Begin Given information

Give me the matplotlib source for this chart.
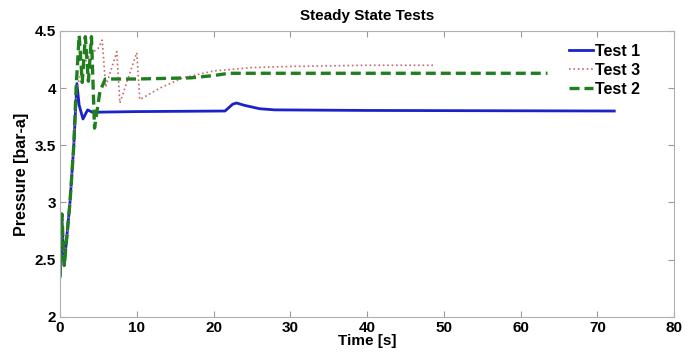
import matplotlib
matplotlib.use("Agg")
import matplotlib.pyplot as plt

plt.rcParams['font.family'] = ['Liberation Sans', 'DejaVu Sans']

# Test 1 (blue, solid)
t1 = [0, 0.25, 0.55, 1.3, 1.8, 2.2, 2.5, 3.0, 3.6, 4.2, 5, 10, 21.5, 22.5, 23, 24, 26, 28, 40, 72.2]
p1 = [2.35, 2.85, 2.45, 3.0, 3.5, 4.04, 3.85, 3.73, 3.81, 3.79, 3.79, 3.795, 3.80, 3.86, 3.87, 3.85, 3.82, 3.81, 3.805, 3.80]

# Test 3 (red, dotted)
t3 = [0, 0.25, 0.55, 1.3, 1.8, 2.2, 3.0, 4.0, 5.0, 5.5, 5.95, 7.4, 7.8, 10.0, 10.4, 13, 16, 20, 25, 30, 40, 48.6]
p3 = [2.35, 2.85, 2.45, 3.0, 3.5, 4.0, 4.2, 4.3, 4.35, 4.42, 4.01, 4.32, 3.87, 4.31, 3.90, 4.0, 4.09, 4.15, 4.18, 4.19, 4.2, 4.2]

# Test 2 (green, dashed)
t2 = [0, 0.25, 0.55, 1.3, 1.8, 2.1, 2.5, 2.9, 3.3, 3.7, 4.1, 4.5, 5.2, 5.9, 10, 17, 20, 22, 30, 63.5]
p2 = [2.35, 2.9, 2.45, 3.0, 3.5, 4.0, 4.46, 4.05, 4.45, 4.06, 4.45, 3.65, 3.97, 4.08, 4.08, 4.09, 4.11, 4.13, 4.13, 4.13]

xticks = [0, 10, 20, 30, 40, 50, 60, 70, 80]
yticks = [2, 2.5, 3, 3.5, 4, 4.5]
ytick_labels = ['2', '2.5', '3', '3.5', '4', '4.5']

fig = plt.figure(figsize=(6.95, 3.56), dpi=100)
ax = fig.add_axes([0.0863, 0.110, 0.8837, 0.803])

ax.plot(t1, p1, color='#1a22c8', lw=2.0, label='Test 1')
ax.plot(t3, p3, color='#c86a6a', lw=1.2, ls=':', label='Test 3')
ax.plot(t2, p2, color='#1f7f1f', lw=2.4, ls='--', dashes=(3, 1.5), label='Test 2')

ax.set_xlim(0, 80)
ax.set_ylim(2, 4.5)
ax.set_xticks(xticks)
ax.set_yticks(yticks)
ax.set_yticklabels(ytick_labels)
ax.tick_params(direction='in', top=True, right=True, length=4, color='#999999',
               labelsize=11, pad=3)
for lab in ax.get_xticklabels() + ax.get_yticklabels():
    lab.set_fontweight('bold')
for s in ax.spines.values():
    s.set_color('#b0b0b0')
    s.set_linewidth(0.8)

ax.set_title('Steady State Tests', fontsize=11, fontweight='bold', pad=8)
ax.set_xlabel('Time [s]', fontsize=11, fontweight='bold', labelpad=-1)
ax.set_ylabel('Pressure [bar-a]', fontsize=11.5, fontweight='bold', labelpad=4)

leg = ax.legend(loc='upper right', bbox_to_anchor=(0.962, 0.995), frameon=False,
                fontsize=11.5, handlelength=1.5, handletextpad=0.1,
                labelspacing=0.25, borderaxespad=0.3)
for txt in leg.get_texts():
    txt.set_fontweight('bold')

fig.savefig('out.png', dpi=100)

End Given information
Begin Given information

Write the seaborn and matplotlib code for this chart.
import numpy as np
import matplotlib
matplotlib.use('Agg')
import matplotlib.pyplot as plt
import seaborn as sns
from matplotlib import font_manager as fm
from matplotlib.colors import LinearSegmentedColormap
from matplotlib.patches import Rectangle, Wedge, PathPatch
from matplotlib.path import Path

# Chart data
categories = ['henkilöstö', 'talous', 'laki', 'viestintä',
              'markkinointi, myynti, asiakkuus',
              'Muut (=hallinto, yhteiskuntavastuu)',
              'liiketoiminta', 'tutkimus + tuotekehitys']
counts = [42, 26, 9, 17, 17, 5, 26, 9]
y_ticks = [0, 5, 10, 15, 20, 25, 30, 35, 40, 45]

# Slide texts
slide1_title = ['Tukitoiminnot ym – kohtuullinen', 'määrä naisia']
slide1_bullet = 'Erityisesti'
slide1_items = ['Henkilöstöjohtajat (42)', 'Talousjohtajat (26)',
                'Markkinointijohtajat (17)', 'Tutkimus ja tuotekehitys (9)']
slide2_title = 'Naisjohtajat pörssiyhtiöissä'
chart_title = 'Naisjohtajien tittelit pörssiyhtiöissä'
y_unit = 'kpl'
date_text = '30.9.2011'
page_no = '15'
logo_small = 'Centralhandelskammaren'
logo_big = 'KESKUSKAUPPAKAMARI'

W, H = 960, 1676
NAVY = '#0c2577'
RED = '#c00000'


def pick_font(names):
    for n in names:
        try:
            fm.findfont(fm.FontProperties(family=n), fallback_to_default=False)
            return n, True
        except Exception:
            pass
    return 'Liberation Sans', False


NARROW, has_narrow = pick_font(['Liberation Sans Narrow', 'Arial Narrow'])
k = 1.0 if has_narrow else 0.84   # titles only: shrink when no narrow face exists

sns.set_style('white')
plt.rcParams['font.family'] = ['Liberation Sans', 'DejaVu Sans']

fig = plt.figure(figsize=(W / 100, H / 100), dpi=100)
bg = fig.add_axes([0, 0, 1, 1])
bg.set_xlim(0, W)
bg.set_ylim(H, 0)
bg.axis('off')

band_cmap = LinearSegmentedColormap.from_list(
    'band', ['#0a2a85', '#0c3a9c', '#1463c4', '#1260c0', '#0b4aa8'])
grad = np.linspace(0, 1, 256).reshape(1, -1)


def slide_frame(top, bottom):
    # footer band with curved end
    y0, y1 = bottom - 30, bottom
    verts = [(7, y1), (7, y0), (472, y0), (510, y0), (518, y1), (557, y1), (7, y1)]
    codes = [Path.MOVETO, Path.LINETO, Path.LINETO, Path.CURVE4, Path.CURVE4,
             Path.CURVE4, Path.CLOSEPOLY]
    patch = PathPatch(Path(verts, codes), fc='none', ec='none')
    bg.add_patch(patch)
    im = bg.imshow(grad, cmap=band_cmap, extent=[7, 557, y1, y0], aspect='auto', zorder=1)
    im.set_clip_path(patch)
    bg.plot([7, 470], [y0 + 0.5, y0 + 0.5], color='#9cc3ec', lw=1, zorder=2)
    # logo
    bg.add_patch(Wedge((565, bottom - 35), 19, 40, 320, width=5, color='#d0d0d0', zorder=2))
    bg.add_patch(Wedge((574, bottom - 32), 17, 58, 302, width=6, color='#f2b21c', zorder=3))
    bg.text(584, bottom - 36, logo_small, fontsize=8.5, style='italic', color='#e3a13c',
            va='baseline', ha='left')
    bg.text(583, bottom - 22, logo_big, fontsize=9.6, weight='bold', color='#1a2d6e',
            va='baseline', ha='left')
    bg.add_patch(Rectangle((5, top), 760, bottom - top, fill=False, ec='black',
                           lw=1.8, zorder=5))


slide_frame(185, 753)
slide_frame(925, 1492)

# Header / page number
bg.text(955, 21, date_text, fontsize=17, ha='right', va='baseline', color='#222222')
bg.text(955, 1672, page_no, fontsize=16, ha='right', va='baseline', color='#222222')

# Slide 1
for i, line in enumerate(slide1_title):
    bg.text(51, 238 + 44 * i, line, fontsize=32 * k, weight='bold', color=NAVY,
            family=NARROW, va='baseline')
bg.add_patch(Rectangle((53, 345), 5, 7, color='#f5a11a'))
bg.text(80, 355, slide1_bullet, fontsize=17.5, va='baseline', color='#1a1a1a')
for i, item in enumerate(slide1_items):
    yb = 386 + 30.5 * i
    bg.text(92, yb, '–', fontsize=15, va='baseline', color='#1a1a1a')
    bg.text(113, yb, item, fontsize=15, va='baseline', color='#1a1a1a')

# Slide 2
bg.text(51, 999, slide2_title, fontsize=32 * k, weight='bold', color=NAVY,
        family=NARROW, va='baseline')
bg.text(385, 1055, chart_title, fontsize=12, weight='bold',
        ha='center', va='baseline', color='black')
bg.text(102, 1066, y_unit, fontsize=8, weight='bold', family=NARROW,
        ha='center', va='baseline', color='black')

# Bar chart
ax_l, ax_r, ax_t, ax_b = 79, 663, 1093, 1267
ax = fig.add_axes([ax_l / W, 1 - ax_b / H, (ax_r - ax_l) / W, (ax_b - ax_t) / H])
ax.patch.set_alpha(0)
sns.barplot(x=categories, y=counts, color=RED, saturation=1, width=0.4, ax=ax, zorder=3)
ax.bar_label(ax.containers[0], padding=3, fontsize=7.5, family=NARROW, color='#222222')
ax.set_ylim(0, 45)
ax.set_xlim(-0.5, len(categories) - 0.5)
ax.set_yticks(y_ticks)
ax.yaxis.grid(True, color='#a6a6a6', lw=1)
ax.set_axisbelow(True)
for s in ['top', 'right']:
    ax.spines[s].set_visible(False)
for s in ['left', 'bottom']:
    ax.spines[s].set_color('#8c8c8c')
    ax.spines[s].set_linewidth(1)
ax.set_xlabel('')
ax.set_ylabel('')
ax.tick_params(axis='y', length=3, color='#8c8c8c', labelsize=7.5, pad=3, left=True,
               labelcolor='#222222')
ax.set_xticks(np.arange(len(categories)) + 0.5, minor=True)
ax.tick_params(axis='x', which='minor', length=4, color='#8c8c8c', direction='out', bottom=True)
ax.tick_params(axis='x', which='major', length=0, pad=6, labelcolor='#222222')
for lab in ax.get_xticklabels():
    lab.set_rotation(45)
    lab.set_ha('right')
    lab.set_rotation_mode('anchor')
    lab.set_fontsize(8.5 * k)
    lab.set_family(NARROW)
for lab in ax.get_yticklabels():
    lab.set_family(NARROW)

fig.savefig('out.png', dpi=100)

End Given information

- Goal of the exercise:
Output exactly one stretch of the listing: from the line containing "Write the seaborn" through the line containing "35, 40, 45]", both end lines included.

- Task output:
Write the seaborn and matplotlib code for this chart.
import numpy as np
import matplotlib
matplotlib.use('Agg')
import matplotlib.pyplot as plt
import seaborn as sns
from matplotlib import font_manager as fm
from matplotlib.colors import LinearSegmentedColormap
from matplotlib.patches import Rectangle, Wedge, PathPatch
from matplotlib.path import Path

# Chart data
categories = ['henkilöstö', 'talous', 'laki', 'viestintä',
              'markkinointi, myynti, asiakkuus',
              'Muut (=hallinto, yhteiskuntavastuu)',
              'liiketoiminta', 'tutkimus + tuotekehitys']
counts = [42, 26, 9, 17, 17, 5, 26, 9]
y_ticks = [0, 5, 10, 15, 20, 25, 30, 35, 40, 45]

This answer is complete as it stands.